▼

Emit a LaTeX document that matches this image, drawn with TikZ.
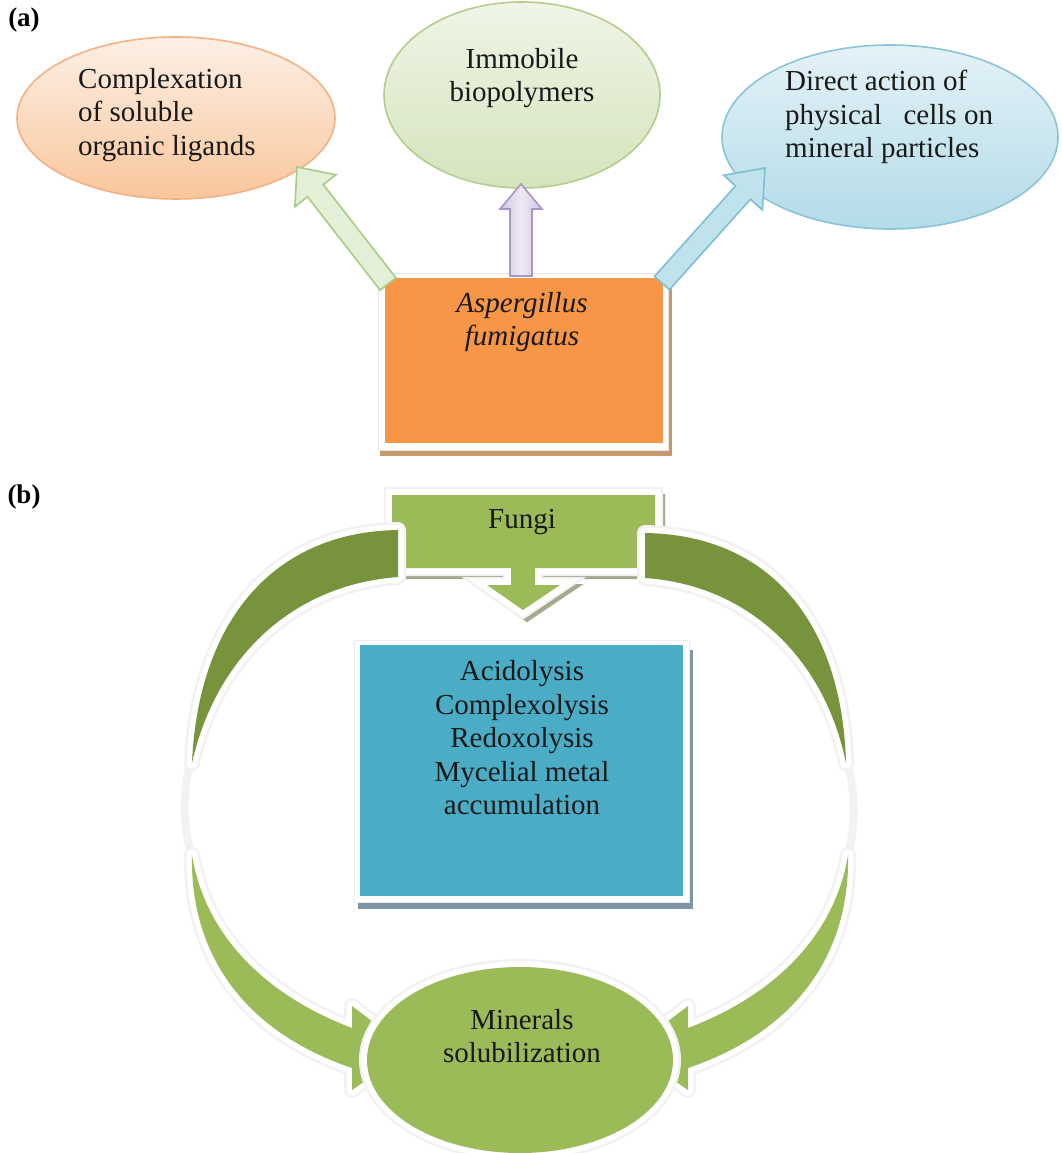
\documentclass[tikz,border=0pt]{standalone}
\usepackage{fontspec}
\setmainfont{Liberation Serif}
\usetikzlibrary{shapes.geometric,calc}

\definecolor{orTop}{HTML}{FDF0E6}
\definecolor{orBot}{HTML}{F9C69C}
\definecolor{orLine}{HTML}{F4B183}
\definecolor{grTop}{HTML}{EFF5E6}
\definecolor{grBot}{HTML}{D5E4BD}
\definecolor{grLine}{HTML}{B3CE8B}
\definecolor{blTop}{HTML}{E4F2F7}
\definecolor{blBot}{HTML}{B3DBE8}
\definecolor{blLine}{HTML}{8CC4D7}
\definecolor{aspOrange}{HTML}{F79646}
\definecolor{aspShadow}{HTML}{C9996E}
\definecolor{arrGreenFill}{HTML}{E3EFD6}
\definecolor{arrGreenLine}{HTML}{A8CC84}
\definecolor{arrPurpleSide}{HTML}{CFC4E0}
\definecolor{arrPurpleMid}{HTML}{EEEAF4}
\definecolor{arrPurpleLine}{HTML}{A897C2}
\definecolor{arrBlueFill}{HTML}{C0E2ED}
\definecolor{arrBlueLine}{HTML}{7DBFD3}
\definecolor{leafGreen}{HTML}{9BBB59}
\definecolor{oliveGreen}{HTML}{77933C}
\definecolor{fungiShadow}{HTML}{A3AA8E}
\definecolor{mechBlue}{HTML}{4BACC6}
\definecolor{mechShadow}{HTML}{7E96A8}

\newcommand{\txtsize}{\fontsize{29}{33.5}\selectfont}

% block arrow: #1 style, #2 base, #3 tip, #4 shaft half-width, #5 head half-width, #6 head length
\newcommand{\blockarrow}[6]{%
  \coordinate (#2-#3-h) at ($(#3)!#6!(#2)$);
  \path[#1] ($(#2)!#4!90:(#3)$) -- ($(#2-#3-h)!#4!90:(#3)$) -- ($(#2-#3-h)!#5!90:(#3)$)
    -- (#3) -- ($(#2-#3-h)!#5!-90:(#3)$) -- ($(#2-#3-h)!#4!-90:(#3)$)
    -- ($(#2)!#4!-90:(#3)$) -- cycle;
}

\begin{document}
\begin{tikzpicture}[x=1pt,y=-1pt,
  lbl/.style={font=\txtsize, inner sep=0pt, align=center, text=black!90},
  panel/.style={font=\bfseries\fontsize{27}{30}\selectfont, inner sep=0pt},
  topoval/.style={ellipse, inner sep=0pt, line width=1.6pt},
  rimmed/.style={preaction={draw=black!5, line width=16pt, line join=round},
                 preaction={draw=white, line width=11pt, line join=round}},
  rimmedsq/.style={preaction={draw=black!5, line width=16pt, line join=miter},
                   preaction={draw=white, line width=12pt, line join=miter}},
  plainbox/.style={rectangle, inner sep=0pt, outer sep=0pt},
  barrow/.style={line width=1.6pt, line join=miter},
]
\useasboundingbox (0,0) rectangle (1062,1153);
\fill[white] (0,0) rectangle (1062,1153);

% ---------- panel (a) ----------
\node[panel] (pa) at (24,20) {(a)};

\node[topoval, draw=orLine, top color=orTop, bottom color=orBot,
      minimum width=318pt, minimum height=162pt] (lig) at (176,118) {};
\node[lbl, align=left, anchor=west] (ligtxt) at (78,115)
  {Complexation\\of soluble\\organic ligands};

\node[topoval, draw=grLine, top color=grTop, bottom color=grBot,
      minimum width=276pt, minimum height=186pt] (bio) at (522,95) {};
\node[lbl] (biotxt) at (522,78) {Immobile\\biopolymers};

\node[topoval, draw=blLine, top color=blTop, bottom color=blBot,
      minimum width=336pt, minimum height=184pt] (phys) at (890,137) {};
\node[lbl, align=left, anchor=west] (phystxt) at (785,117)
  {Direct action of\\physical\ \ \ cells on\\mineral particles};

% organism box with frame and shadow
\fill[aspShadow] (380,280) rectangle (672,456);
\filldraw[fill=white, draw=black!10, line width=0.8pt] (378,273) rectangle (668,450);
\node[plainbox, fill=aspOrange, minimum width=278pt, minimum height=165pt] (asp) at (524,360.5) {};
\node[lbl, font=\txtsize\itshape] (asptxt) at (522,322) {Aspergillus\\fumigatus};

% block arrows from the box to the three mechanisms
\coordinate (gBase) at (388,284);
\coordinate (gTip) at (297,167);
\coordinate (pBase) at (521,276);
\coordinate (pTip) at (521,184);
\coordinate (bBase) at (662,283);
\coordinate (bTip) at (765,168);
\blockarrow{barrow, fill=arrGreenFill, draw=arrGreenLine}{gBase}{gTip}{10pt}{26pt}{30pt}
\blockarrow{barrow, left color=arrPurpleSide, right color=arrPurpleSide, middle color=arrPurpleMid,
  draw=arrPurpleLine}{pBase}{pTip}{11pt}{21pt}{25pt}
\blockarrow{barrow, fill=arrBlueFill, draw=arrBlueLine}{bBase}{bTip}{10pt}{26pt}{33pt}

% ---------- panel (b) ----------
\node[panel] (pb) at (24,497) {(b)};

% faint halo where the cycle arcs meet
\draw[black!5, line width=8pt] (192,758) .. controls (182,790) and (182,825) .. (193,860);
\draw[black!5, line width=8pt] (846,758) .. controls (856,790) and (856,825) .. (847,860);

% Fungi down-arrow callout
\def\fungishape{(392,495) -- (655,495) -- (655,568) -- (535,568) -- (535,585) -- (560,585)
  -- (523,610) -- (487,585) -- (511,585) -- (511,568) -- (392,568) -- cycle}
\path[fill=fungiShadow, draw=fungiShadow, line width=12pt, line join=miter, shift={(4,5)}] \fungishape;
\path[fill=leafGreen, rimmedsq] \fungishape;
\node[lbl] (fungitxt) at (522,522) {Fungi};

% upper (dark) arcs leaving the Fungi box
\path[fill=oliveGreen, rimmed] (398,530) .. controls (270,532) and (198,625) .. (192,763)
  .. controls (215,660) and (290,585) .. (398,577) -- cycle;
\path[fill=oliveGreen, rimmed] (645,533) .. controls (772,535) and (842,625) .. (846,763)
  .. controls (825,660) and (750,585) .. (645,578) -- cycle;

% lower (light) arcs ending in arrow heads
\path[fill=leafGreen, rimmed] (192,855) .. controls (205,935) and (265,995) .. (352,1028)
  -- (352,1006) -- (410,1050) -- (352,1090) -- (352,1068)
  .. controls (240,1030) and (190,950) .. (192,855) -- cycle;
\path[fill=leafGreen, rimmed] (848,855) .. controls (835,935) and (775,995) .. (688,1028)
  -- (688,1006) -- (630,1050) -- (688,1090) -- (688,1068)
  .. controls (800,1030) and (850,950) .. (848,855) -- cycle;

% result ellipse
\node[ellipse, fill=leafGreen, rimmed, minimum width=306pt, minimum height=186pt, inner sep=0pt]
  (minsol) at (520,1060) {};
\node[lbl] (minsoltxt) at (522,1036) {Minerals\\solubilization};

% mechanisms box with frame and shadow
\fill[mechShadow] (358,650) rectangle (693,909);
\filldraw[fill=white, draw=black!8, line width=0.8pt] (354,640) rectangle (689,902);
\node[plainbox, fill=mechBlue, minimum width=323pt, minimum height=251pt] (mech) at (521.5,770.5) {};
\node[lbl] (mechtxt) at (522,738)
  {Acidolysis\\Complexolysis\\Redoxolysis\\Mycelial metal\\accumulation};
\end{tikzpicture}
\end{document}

▲
▼

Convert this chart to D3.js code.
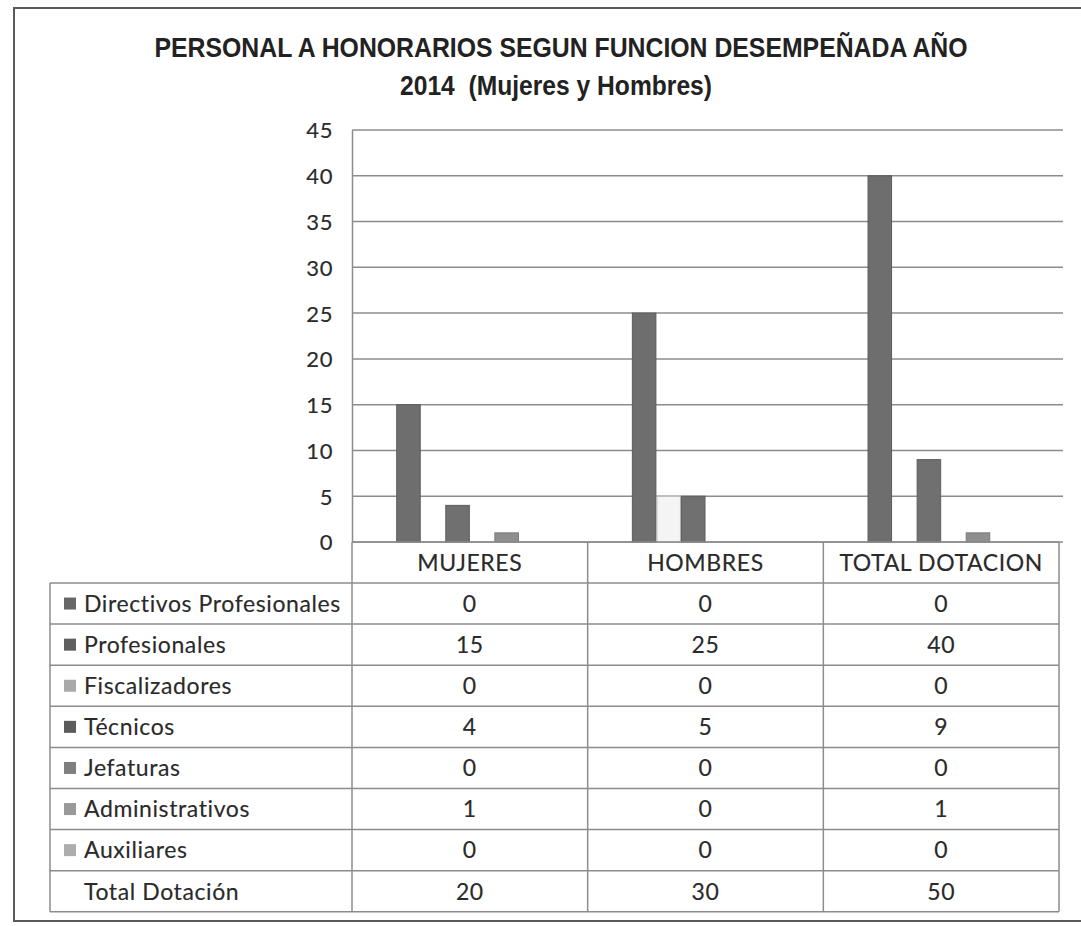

▲

- _What you have to do_
Copy every line of the listing that includes the string "with".

- _Output for this exercise_
Emit a LaTeX document that matches this image, drawn with TikZ.
% organism box with frame and shadow
% mechanisms box with frame and shadow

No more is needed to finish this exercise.